Toulon were duly rather loathed by the public for their approach to the sport. It did not help that their owner was never far from controversy, an attitude which made him and the club almost universally hated. As a result, there was always an uneasy feeling surrounding their triumphs.
It made for entertaining fare, however, and their team was a hugely impressive unit that dominated Europe’s top-tier competition for three years. Their pack was gargantuan while the backline was well-balanced, mixing decision-makers with power and pace.
Ultimately, those players didn’t care what anyone thought. The experienced South Africans, New Zealanders, Englishmen and Australians were there to do a job and win silverware, and they managed to do just that. Often legends in their own country, they had seen it all before and the criticism was used as a motivating factor for their success.
Even when the competition changed from the Heineken Cup to the European Champions Cup in 2014, it did not halt Toulon’s surge as they made it a hat-trick in May 2015 after defeating Clermont Auvergne for the second time in three years.
Despite the presence of almost every foreign-born rugby legend from the previous decade, there were some important French players that were key to their victories. The biggest, both metaphorically and physically, was centre Mathieu Bastareaud, whose presence in the midfield was vital. On either side of the ball Bastareaud was effective, whether it was carrying in traffic or making turnovers at the breakdown, he proved to be one of the best players on the continent.
Hooker Guilhem Guirado, who joined in 2014, was also a dominant factor in the squad, while underrated scrum-half Sebastien Tillous-Borde was an ever-present during their remarkable run of success.
There was, understandably, much focus on the global stars that made up the bulk of the squad, however. The most influential was perhaps pivot Jonny Wilkinson, an icon of English rugby that immediately became a favourite with the Toulon supporters when he signed in 2009.
After an injury-hit few years, the move to France revitalised Wilkinson and, alongside Australian playmaker Matt Giteau, they formed a world-class midfield axis. The fly-half departed in 2014, with Giteau taking over in the 10 position for the 2015 final, but he left an indelible mark on the club.
So too did Wilkinson’s fellow Englishmen Delon Armitage and Steffon Armitage. Less heralded perhaps but just as influential, the ex-Red Rose internationals were outstanding servants to the French outfit’s cause, particularly in the case of younger brother Steffon, who was named European Player of the Year in 2014.
The powerhouse flanker was absolutely destructive during their successful period, albeit he was helped by a front five which contained several legends of the game. From former All Blacks Carl Hayman and Ali Williams to 85-times capped Springbok Bakkies Botha, they had a dominant set-piece.

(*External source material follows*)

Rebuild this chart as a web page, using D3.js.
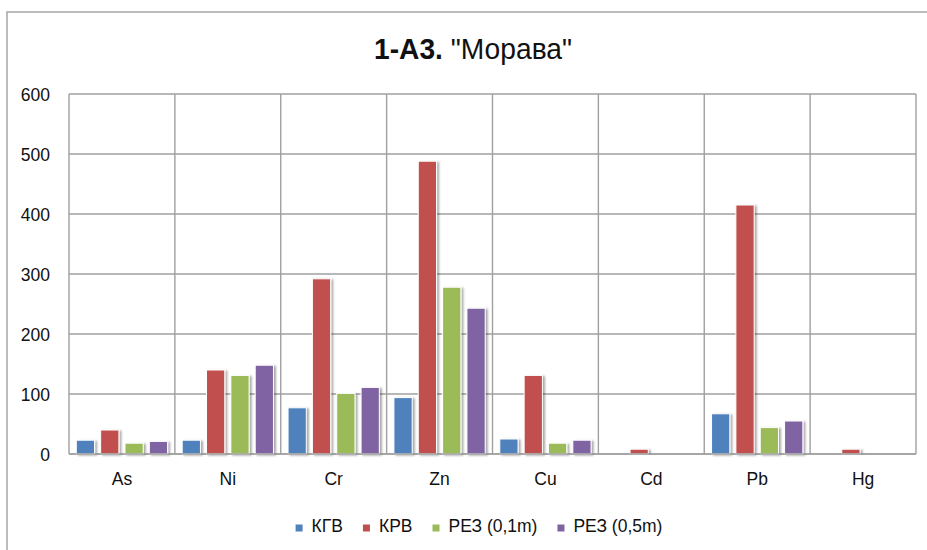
<!DOCTYPE html>
<html>
<head>
<meta charset="utf-8">
<script src="https://cdn.jsdelivr.net/npm/d3@7/dist/d3.min.js"></script>
<style>
  html, body { margin: 0; padding: 0; background: #fff; }
  svg text { font-family: "Liberation Sans", Arial, sans-serif; fill: #111; }
</style>
</head>
<body>
<svg id="chart" width="927" height="550"></svg>
<script>
const categories = ["As", "Ni", "Cr", "Zn", "Cu", "Cd", "Pb", "Hg"];
const seriesNames = ["КГВ", "КРВ", "РЕЗ (0,1m)", "РЕЗ (0,5m)"];
const kgv   = [23, 23, 77, 94, 25, 0, 67, 0];
const krv   = [40, 140, 292, 488, 131, 8, 415, 8];
const rez01 = [18, 131, 101, 278, 18, 0, 44, 0];
const rez05 = [21, 148, 111, 243, 23, 0, 55, 0];
const yTicks = [0, 100, 200, 300, 400, 500, 600];
const colors = ["#4F81BD", "#C0504D", "#9BBB59", "#8064A2"];
const seriesValues = [kgv, krv, rez01, rez05];

const svg = d3.select("#chart");
const W = 927, H = 550;
const plot = { left: 69, right: 916, top: 94, bottom: 454 };

// defs: drop shadow
const defs = svg.append("defs");
const f = defs.append("filter").attr("id", "shadow")
  .attr("x", "-30%").attr("y", "-10%").attr("width", "160%").attr("height", "130%");
f.append("feDropShadow").attr("dx", 2).attr("dy", 1).attr("stdDeviation", 1.3)
  .attr("flood-color", "#000").attr("flood-opacity", 0.35);

// outer border
svg.append("rect").attr("x", 7).attr("y", 12).attr("width", W + 20).attr("height", H + 20)
  .attr("fill", "none").attr("stroke", "#a6a6a6").attr("stroke-width", 1.5);

// title (slightly condensed)
const title = svg.append("text")
  .attr("transform", "translate(473,58.5) scale(0.94,1)")
  .attr("text-anchor", "middle").style("font-size", "30px");
title.append("tspan").style("font-weight", "bold").text("1-A3.");
title.append("tspan").text(" \"Морава\"");

const x0 = d3.scaleBand().domain(categories).range([plot.left, plot.right]).padding(0);
const x1 = d3.scaleBand().domain(d3.range(seriesNames.length))
  .range([0, x0.bandwidth()]).paddingInner(0.25).paddingOuter(0.3);
const y = d3.scaleLinear().domain([0, 600]).range([plot.bottom, plot.top]);

// horizontal gridlines
const gridColor = "#a0a0a0";
svg.append("g").selectAll("line").data(yTicks).join("line")
  .attr("x1", plot.left).attr("x2", plot.right)
  .attr("y1", d => y(d)).attr("y2", d => y(d))
  .attr("stroke", gridColor).attr("stroke-width", 1.4);

// vertical gridlines
const vlines = categories.map(c => x0(c)).concat([plot.right]);
svg.append("g").selectAll("line").data(vlines).join("line")
  .attr("x1", d => d).attr("x2", d => d)
  .attr("y1", plot.top).attr("y2", plot.bottom)
  .attr("stroke", gridColor).attr("stroke-width", 1.4);

// y axis labels
const yAxis = d3.axisLeft(y).tickValues(yTicks).tickSize(0).tickPadding(0);
const gy = svg.append("g").attr("transform", `translate(50,0)`).call(yAxis);
gy.select(".domain").remove();
gy.selectAll("text").style("font-size", "17.5px")
  .attr("font-family", null).attr("fill", "#111").attr("dy", "0.36em");

// x axis labels
const xAxis = d3.axisBottom(x0).tickSize(0).tickPadding(0);
const gx = svg.append("g").attr("transform", `translate(0,${plot.bottom + 18})`).call(xAxis);
gx.select(".domain").remove();
gx.selectAll("text").style("font-size", "17.5px").attr("fill", "#111").attr("dy", "0.76em");

// bars
const rows = categories.map((c, i) => ({ c, vals: seriesValues.map(s => s[i]) }));
const groups = svg.append("g").selectAll("g").data(rows).join("g")
  .attr("transform", d => `translate(${x0(d.c)},0)`);
groups.selectAll("rect").data(d => d.vals.map((v, k) => ({ v, k }))).join("rect")
  .attr("x", d => x1(d.k))
  .attr("width", x1.bandwidth())
  .attr("y", d => y(d.v))
  .attr("height", d => y(0) - y(d.v))
  .attr("fill", d => colors[d.k])
  .attr("stroke", "#fff").attr("stroke-width", 1)
  .attr("filter", "url(#shadow)");
groups.selectAll("rect").filter(d => d.v === 0).remove();

// baseline (axis) line
svg.append("line").attr("x1", plot.left).attr("x2", plot.right)
  .attr("y1", y(0)).attr("y2", y(0)).attr("stroke", gridColor).attr("stroke-width", 1.6);

// legend
const legend = svg.append("g");
const items = legend.selectAll("g").data(seriesNames).join("g");
items.append("rect").attr("width", 7).attr("height", 7).attr("y", -7.5)
  .attr("fill", (d, i) => colors[i]);
items.append("text").attr("x", 16).attr("y", 0).style("font-size", "17.5px").text(d => d);
let xpos = 0;
const gap = 20;
items.each(function(d, i) {
  const w = 16 + this.querySelector("text").getComputedTextLength();
  d3.select(this).attr("transform", `translate(${xpos},0)`);
  xpos += w + gap;
});
const total = xpos - gap;
legend.attr("transform", `translate(${479 - total / 2},${532})`);
</script>
</body>
</html>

That allowed Armitage and fellow back-rows Juan Smith and Juan Martin Fernandez Lobbe to thrive and complete what was an outstanding squad.
They were a great side throughout those three years but it was in 2014 where they peaked, claiming a domestic and European double. The first trophy Toulon secured that season was the Heineken Cup in May following a comfortable 23-6 victory over an improving Saracens outfit.
The perfect end to a glittering career. ✨
— Rugby on BT Sport (@btsportrugby) November 12, 2019
The Englishmen had dominated one of the favourites for the competition, Clermont Auvergne, in the semi-finals, scoring six tries in an incredible 46-6 success at Twickenham, but they had no answer to the experience and power of Bernard Laporte’s men in the showpiece event.
Although Sarries opened the scoring via Owen Farrell and were boosted by Juan Martin Fernandez Lobbe’s yellow card, Wilkinson’s and Giteau’s ability to spot opportunities presented Toulon with the first try of the match as the Australian centre scampered over the line.
The French side remained in control going into the second period thanks to a drop-goal and a penalty from their pivot before they produced the decisive score. It was a wonderful move as Bastareaud broke down the right and off-loaded to Smith, who exchanged passes with Lobbe and touched down out wide.
They ended up easing to a 17-point win which confirmed their second Heineken Cup title and one half of a memorable double. Just a week later 15 points from Wilkinson helped them overcome Castres 18-10 in the Top 14 final as the England legend finishes his career in style.